Stored dataset items
(begin)

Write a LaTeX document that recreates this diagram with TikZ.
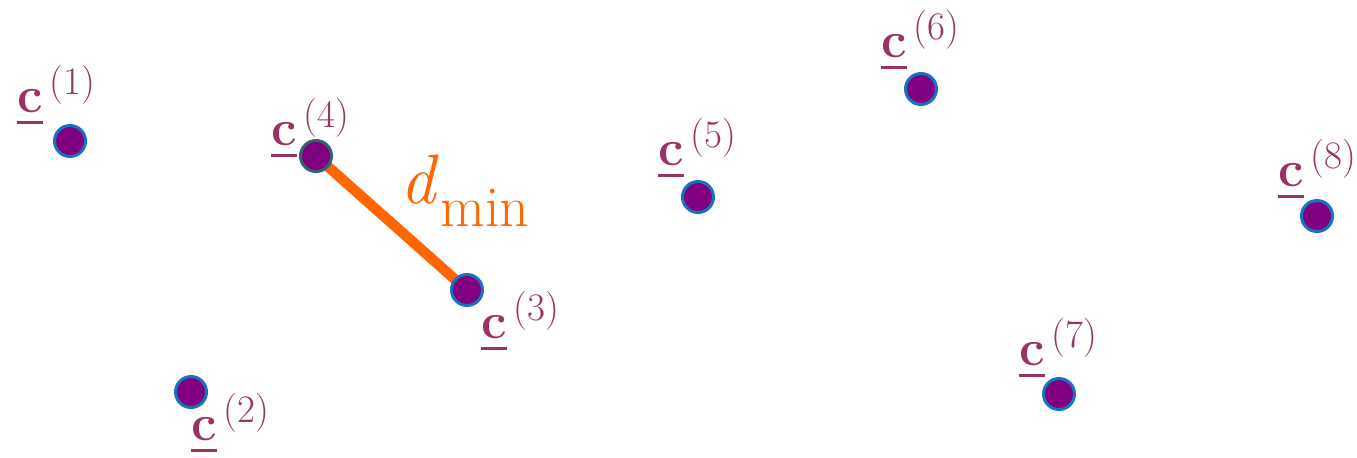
\documentclass[tikz,border=0pt]{standalone}
\definecolor{dotfill}{HTML}{800080}
\definecolor{dotline}{HTML}{1573C1}
\definecolor{dotlinedark}{HTML}{2E6470}
\definecolor{labcol}{HTML}{993366}
\definecolor{dcol}{HTML}{FF6600}
\newcommand{\ulc}{\setbox0\hbox{\textbf{c}}\rlap{\rule[-6pt]{\wd0}{1.4pt}}\box0}
\newcommand{\clab}[1]{\ulc\kern3.5pt\raisebox{8.6pt}{\fontsize{19.5}{22}\selectfont(#1)}}
\tikzset{
  dot/.style={circle, fill=dotfill, draw=dotline, line width=1.5pt, minimum size=15.5pt, inner sep=0pt},
  lab/.style={text=labcol, anchor=base west, inner sep=0pt, font=\fontsize{25.5}{30}\selectfont},
  dlab/.style={text=dcol, anchor=base west, inner sep=0pt},
  dline/.style={draw=dcol, line width=5.2pt}
}
\begin{document}
\begin{tikzpicture}[x=0.5pt,y=-0.5pt]
\useasboundingbox (0,0) rectangle (1357,457);
% dots
\coordinate (p1) at (70,141);
\coordinate (p2) at (191,392);
\coordinate (p3) at (467,290);
\coordinate (p4) at (316,156);
\coordinate (p5) at (698,197);
\coordinate (p6) at (921,89);
\coordinate (p7) at (1059,394);
\coordinate (p8) at (1317,216);
\draw[dline] (p4) -- (p3);
\node[dot] (c1) at (p1) {};
\node[dot] (c2) at (p2) {};
\node[dot] (c3) at (p3) {};
\node[dot, draw=dotlinedark] (c4) at (p4) {};
\node[dot] (c5) at (p5) {};
\node[dot] (c6) at (p6) {};
\node[dot] (c7) at (p7) {};
\node[dot] (c8) at (p8) {};
% labels
\node[lab] (l1) at (17,112) {\clab{1}};
\node[lab] (l2) at (191,440) {\clab{2}};
\node[lab] (l3) at (481,338) {\clab{3}};
\node[lab] (l4) at (271,145) {\clab{4}};
\node[lab] (l5) at (658,165) {\clab{5}};
\node[lab] (l6) at (881,57) {\clab{6}};
\node[lab] (l7) at (1019,365) {\clab{7}};
\node[lab] (l8) at (1278,186) {\clab{8}};
% d_min
\node[dlab, font=\fontsize{35}{40}\selectfont\itshape] (dd) at (400,203) {d};
\node[dlab, font=\fontsize{29}{34}\selectfont] (dmin) at (440,226) {min};
\end{tikzpicture}
\end{document}
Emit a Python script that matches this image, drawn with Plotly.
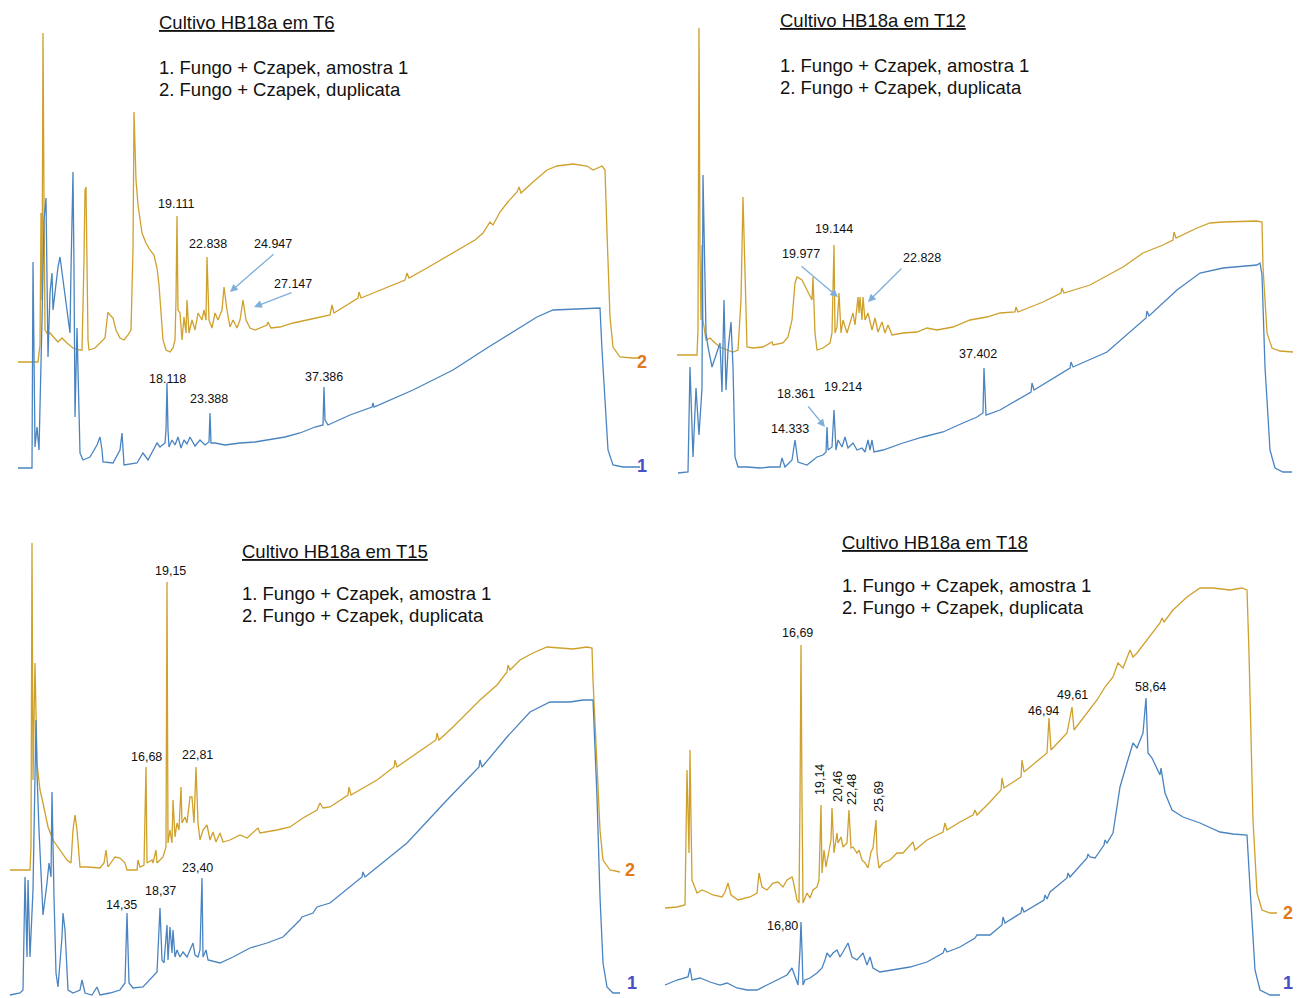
import plotly.graph_objects as go

# ---------------- data: (retention position, signal) ----------------
# Panel T6
T6_DUP = [(18,108),(38,108),(40,125),(41,257),(42,170),(43,437),(44,270),(45,140),(47,137),(50,137),
          (58,128),(62,132),(67,127),(73,122),(80,120),(82,120),(84,210),(85,280),(86,283),(87,220),
          (88,130),(89,120),(95,122),(100,127),(105,132),(107,150),(108,158),(110,155),(113,152),(116,140),
          (120,132),(124,130),(128,135),(131,140),(133,220),(134,358),(135,330),(136,290),(138,265),(142,237),
          (146,227),(150,220),(154,215),(157,202),(159,185),(161,160),(163,130),(166,120),(170,118),(173,122),
          (175,130),(176,170),(177,254),(178,160),(180,157),(182,130),(184,153),(186,137),(187,170),(189,137),
          (192,150),(195,140),(198,157),(202,150),(204,160),(206,150),(207,213),(209,150),(212,142),(215,157),
          (218,150),(222,160),(224,183),(227,160),(230,143),(233,150),(237,142),(240,150),(243,170),(246,150),
          (250,142),(255,140),(260,142),(267,145),(268,148),(271,142),(280,143),(293,147),(307,150),(320,153),
          (330,155),(332,165),(334,157),(358,172),(359,178),(361,172),(380,180),(405,190),(407,197),(409,192),
          (427,202),(453,217),(475,230),(483,237),(487,244),(490,248),(493,245),(500,258),(507,267),(517,278),
          (519,283),(521,277),(533,288),(547,300),(557,304),(573,306),(587,304),(593,300),(602,304),(605,300),
          (607,237),(610,153),(613,123),(620,113),(632,112),(640,112)]
T6_AMO = [(18,2),(32,2),(33,208),(35,23),(37,43),(39,20),(42,150),(44,250),(46,272),(47,150),(48,113),
          (50,177),(52,197),(53,160),(55,180),(58,203),(60,213),(63,190),(67,163),(70,137),(71,200),(73,298),
          (74,200),(75,53),(77,142),(79,40),(80,17),(83,10),(90,13),(97,25),(100,33),(102,20),(103,8),(113,7),
          (120,20),(122,37),(124,5),(137,7),(143,17),(148,10),(157,27),(160,23),(165,27),(166,40),(167,87),
          (168,40),(169,23),(172,30),(175,25),(178,33),(181,22),(184,30),(187,26),(190,33),(195,24),(200,30),
          (205,25),(209,28),(210,57),(211,27),(215,27),(225,25),(240,27),(255,28),(267,30),(285,33),(300,37),
          (315,43),(323,45),(324,83),(325,50),(328,45),(350,55),(372,63),(373,67),(374,63),(413,80),(453,100),
          (487,122),(520,142),(537,153),(553,160),(573,161),(600,162),(602,120),(605,70),(608,20),(613,5),
          (623,3),(640,3)]

# Panel T12
T12_DUP = [(17,115),(37,115),(38,140),(39,442),(40,220),(41,150),(42,225),(43,150),(46,130),(50,132),
           (55,127),(60,123),(67,120),(73,118),(78,120),(81,170),(83,273),(86,170),(87,123),(93,122),(103,123),
           (112,128),(113,125),(123,127),(128,133),(132,150),(135,187),(137,193),(142,190),(147,180),(152,170),
           (153,193),(155,137),(157,120),(163,122),(170,127),(172,137),(174,225),(175,137),(177,143),(179,177),
           (181,137),(183,150),(187,137),(190,147),(193,157),(195,145),(198,173),(199,157),(200,173),(202,150),
           (203,173),(205,150),(208,157),(212,140),(215,152),(218,138),(222,148),(225,137),(228,145),(232,135),
           (243,137),(257,138),(267,142),(277,140),(293,143),(310,150),(327,153),(340,157),(355,158),(356,163),
           (358,158),(383,168),(401,177),(402,182),(404,177),(430,185),(463,203),(483,217),(503,225),(513,230),
           (514,238),(516,232),(537,242),(550,247),(563,248),(597,249),(602,248),(603,203),(607,137),(612,122),
           (620,119),(633,118)]
T12_AMO = [(18,-3),(28,-2),(30,103),(33,13),(36,82),(39,35),(42,82),(43,295),(46,137),(48,123),(52,103),
           (57,117),(60,127),(62,78),(64,170),(66,80),(68,120),(71,148),(73,103),(75,13),(78,3),(87,3),(100,2),
           (110,3),(120,3),(122,12),(125,3),(132,10),(135,30),(138,8),(147,5),(157,13),(163,15),(166,18),
           (167,43),(168,20),(172,23),(174,60),(176,20),(178,30),(182,23),(185,33),(188,22),(193,27),(197,20),
           (202,22),(205,18),(208,30),(210,20),(212,30),(214,18),(223,20),(243,27),(263,33),(283,38),(303,47),
           (317,53),(323,57),(324,102),(326,55),(340,60),(371,78),(372,87),(374,80),(410,102),(411,108),
           (413,103),(447,118),(486,152),(487,159),(489,154),(517,180),(540,197),(563,202),(597,205),(600,207),
           (602,195),(605,103),(610,20),(615,2),(623,-2),(632,-2)]

# Panel T15
T15_DUP = [(10,125),(30,125),(31,148),(32,452),(33,215),(35,332),(37,232),(40,205),(43,192),(48,168),
           (53,155),(60,145),(67,135),(71,132),(73,165),(75,180),(77,165),(80,128),(87,128),(100,127),(104,132),
           (106,145),(108,128),(115,138),(120,137),(125,132),(127,125),(137,125),(138,135),(140,128),(144,130),
           (146,228),(147,132),(152,135),(153,132),(156,145),(157,132),(163,138),(166,148),(167,413),(168,152),
           (170,165),(172,152),(173,195),(175,158),(177,172),(179,165),(181,208),(182,172),(185,178),(187,172),
           (190,198),(192,198),(194,172),(196,228),(198,172),(200,155),(203,165),(207,170),(210,155),(213,163),
           (216,153),(220,162),(223,153),(230,155),(240,160),(247,157),(258,167),(260,162),(277,165),(290,168),
           (303,177),(317,185),(320,192),(323,187),(330,188),(348,200),(349,208),(351,200),(377,215),(394,228),
           (395,235),(397,228),(417,242),(436,255),(437,262),(439,255),(453,268),(480,295),(497,310),(507,323),
           (508,330),(510,325),(520,335),(533,342),(547,348),(560,347),(573,346),(587,348),(592,347),(593,315),
           (597,232),(600,165),(603,135),(610,125),(620,123)]
T15_AMO = [(10,0),(20,2),(23,5),(25,118),(27,38),(28,115),(30,38),(33,105),(36,275),(37,222),(39,165),
           (42,98),(43,80),(47,112),(49,132),(51,118),(52,203),(54,98),(56,22),(58,8),(62,58),(63,82),(65,65),
           (68,5),(73,2),(80,5),(82,15),(85,2),(92,0),(97,8),(100,0),(110,2),(120,5),(125,12),(127,82),(129,12),
           (133,7),(143,8),(148,13),(153,18),(157,23),(160,87),(162,35),(164,32),(167,70),(168,35),(170,68),
           (172,42),(173,65),(175,38),(177,45),(180,38),(183,43),(187,38),(190,45),(193,52),(195,40),(198,38),
           (200,45),(202,117),(203,38),(206,45),(208,35),(220,32),(233,38),(250,47),(267,52),(283,58),(300,75),
           (302,78),(313,82),(317,88),(330,92),(362,118),(363,123),(365,118),(407,152),(447,195),(479,228),
           (480,235),(482,228),(507,258),(530,283),(550,293),(570,293),(583,295),(593,295),(597,198),(600,98),
           (603,32),(607,8),(613,2),(620,2)]

# Panel T18
T18_DUP = [(5,87),(17,88),(25,90),(26,155),(27,225),(29,142),(30,245),(31,175),(32,115),(37,102),(42,105),
           (47,103),(53,100),(62,98),(65,103),(68,112),(71,100),(78,95),(90,98),(97,102),(99,122),(102,108),
           (107,105),(113,112),(118,113),(123,108),(127,115),(132,118),(133,115),(137,95),(139,92),(140,195),
           (141,350),(142,195),(143,92),(147,102),(150,97),(153,105),(157,108),(159,115),(161,190),(162,122),
           (164,145),(166,128),(168,138),(171,155),(172,187),(174,142),(177,162),(178,152),(181,158),(183,148),
           (187,152),(189,185),(191,147),(193,148),(197,142),(199,145),(202,135),(205,132),(208,127),(211,143),
           (213,147),(216,175),(217,142),(219,127),(223,132),(230,135),(237,142),(243,142),(253,153),(255,145),
           (267,155),(283,163),(285,172),(287,165),(300,173),(313,180),(315,185),(317,180),(330,193),(341,205),
           (342,217),(344,207),(361,218),(362,235),(364,223),(387,242),(389,277),(391,245),(407,262),(412,288),
           (414,265),(427,282),(437,295),(445,308),(453,318),(458,332),(463,327),(470,345),(473,338),(477,342),
           (487,355),(500,372),(502,377),(504,373),(513,385),(527,398),(540,407),(553,407),(570,405),(582,407),
           (587,405),(589,342),(593,175),(597,102),(602,85),(610,82),(617,82)]
T18_AMO = [(5,10),(17,15),(28,18),(30,27),(32,15),(40,17),(50,13),(60,10),(67,12),(77,7),(87,5),(97,5),
           (107,10),(117,15),(127,20),(132,27),(135,18),(138,10),(140,45),(141,73),(142,45),(143,10),(145,15),
           (150,17),(157,22),(162,27),(165,35),(167,42),(170,38),(173,42),(177,45),(180,38),(183,43),(188,52),
           (192,38),(197,35),(203,42),(207,30),(210,38),(213,27),(220,23),(233,25),(250,28),(267,33),(283,42),
           (285,47),(287,43),(300,48),(315,57),(317,60),(330,60),(342,70),(343,78),(345,72),(361,82),(362,88),
           (364,83),(384,95),(385,100),(387,96),(390,103),(407,117),(408,122),(410,118),(427,137),(428,141),
           (430,138),(435,137),(444,150),(445,155),(447,152),(453,162),(460,208),(467,232),(473,252),(477,247),
           (480,255),(483,262),(486,297),(488,242),(492,237),(497,227),(500,220),(501,227),(503,215),(505,202),
           (512,185),(523,178),(540,172),(560,163),(573,161),(587,160),(590,108),(595,25),(600,5),(610,0),(620,0)]

PANEL_TITLES = ["Cultivo HB18a em T6", "Cultivo HB18a em T12", "Cultivo HB18a em T15", "Cultivo HB18a em T18"]
LEGEND_LINES = ["1. Fungo + Czapek, amostra 1", "2. Fungo + Czapek, duplicata"]

# peak labels: (panel, text, x, y, rotated)
PEAK_LABELS = [
    (1, "19.111", 176, 266, False), (1, "22.838", 208, 226, False), (1, "24.947", 273, 226, False),
    (1, "27.147", 293, 186, False), (1, "18.118", 167, 91, False), (1, "23.388", 209, 71, False),
    (1, "37.386", 324, 93, False),
    (2, "19.144", 174, 241, False), (2, "19.977", 141, 216, False), (2, "22.828", 262, 212, False),
    (2, "37.402", 318, 116, False), (2, "18.361", 136, 76, False), (2, "19.214", 183, 83, False),
    (2, "14.333", 130, 41, False),
    (3, "19,15", 170, 424, False), (3, "16,68", 146, 238, False), (3, "22,81", 197, 240, False),
    (3, "23,40", 197, 127, False), (3, "14,35", 121, 90, False), (3, "18,37", 160, 104, False),
    (4, "16,69", 137, 362, False), (4, "19,14", 160, 215, True), (4, "20,46", 178, 208, True),
    (4, "22,48", 192, 205, True), (4, "25,69", 219, 198, True), (4, "46,94", 383, 284, False),
    (4, "49,61", 412, 300, False), (4, "58,64", 490, 308, False), (4, "16,80", 122, 69, False),
]
# arrows: (panel, tail x, tail y, head x, head y)
ARROWS = [(1, 275, 217, 230, 178), (1, 293, 178, 254, 163),
          (2, 140, 205, 178, 173), (2, 243, 203, 208, 168), (2, 147, 65, 165, 43)]
# trace number labels: (panel, text, x, y)
TRACE_NUMS = [(1, "2", 642, 108), (1, "1", 642, 4), (3, "2", 630, 125), (3, "1", 632, 12),
              (4, "2", 628, 82), (4, "1", 628, 12)]

# ---------------- styling / layout ----------------
W, H = 1298, 998
GOLD = "#CFA12C"
BLUE = "#4A84C0"
ARROW = "#7FAEDB"
NUM_COLOR = {"2": "#E0781C", "1": "#4A4FC8"}

fig = go.Figure()
series = [(1, T6_DUP, T6_AMO), (2, T12_DUP, T12_AMO), (3, T15_DUP, T15_AMO), (4, T18_DUP, T18_AMO)]
for p, dup, amo in series:
    sx = "x" if p == 1 else f"x{p}"
    sy = "y" if p == 1 else f"y{p}"
    for data, col, name in ((dup, GOLD, "2"), (amo, BLUE, "1")):
        xs = [d[0] for d in data]
        ys = [d[1] for d in data]
        fig.add_trace(go.Scatter(x=xs, y=ys, mode="lines", xaxis=sx, yaxis=sy, name=name,
                                 line=dict(color=col, width=1.3), hoverinfo="skip", showlegend=False))

ax_common = dict(visible=False, showgrid=False, zeroline=False, fixedrange=True)
left_dom = [0, 660 / W]
right_dom = [660 / W, 1]
top_dom = [520 / H, 1]
bot_dom = [0, 473 / H]
fig.update_layout(
    width=W, height=H, margin=dict(l=0, r=0, t=0, b=0),
    paper_bgcolor="white", plot_bgcolor="white", showlegend=False,
    font=dict(family="Liberation Sans, Arial, sans-serif", color="#222"),
    xaxis=dict(domain=left_dom, range=[0, 660], anchor="y", **ax_common),
    yaxis=dict(domain=top_dom, range=[-8, 470], anchor="x", **ax_common),
    xaxis2=dict(domain=right_dom, range=[0, 638], anchor="y2", **ax_common),
    yaxis2=dict(domain=top_dom, range=[-8, 470], anchor="x2", **ax_common),
    xaxis3=dict(domain=left_dom, range=[0, 660], anchor="y3", **ax_common),
    yaxis3=dict(domain=bot_dom, range=[-3, 470], anchor="x3", **ax_common),
    xaxis4=dict(domain=right_dom, range=[0, 638], anchor="y4", **ax_common),
    yaxis4=dict(domain=bot_dom, range=[-3, 470], anchor="x4", **ax_common),
)

def refs(p):
    return ("x" if p == 1 else f"x{p}"), ("y" if p == 1 else f"y{p}")

ann = []
# titles and legend text (positions in page pixels)
TEXT_POS = [(157, 23, 67, 89), (778, 21, 65, 87), (240, 551, 593, 615), (840, 542, 585, 607)]
for title, (tx, ty, l1, l2) in zip(PANEL_TITLES, TEXT_POS):
    ann.append(dict(text=f"<u>{title}</u>", x=tx / W, y=1 - ty / H, xref="paper", yref="paper",
                    xanchor="left", yanchor="middle", showarrow=False,
                    font=dict(size=18.5, color="#111")))
    for line, ly in zip(LEGEND_LINES, (l1, l2)):
        ann.append(dict(text=line, x=tx / W, y=1 - ly / H, xref="paper", yref="paper",
                        xanchor="left", yanchor="middle", showarrow=False,
                        font=dict(size=18.5, color="#111")))

for p, txt, x, y, rot in PEAK_LABELS:
    xr, yr = refs(p)
    ann.append(dict(text=txt, x=x, y=y, xref=xr, yref=yr, showarrow=False,
                    xanchor="center", yanchor="middle", textangle=-90 if rot else 0,
                    font=dict(size=12.5, color="#111")))

for p, x0, y0, x1, y1 in ARROWS:
    xr, yr = refs(p)
    ann.append(dict(text="", x=x1, y=y1, ax=x0, ay=y0, xref=xr, yref=yr, axref=xr, ayref=yr,
                    showarrow=True, arrowhead=2, arrowsize=1.2, arrowwidth=1.3, arrowcolor=ARROW))

for p, txt, x, y in TRACE_NUMS:
    xr, yr = refs(p)
    ann.append(dict(text=f"<b>{txt}</b>", x=x, y=y, xref=xr, yref=yr, showarrow=False,
                    xanchor="center", yanchor="middle", font=dict(size=18, color=NUM_COLOR[txt])))

fig.update_layout(annotations=ann)
fig.write_html("out.html")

(end)

## Given exercise
In the listing above, find the line containing "Emit a Python" and the line containing "import plotly.graph_objects as go", then output those two lines and everything between them exactly as written, without the images.

## Result of the task
Emit a Python script that matches this image, drawn with Plotly.
import plotly.graph_objects as go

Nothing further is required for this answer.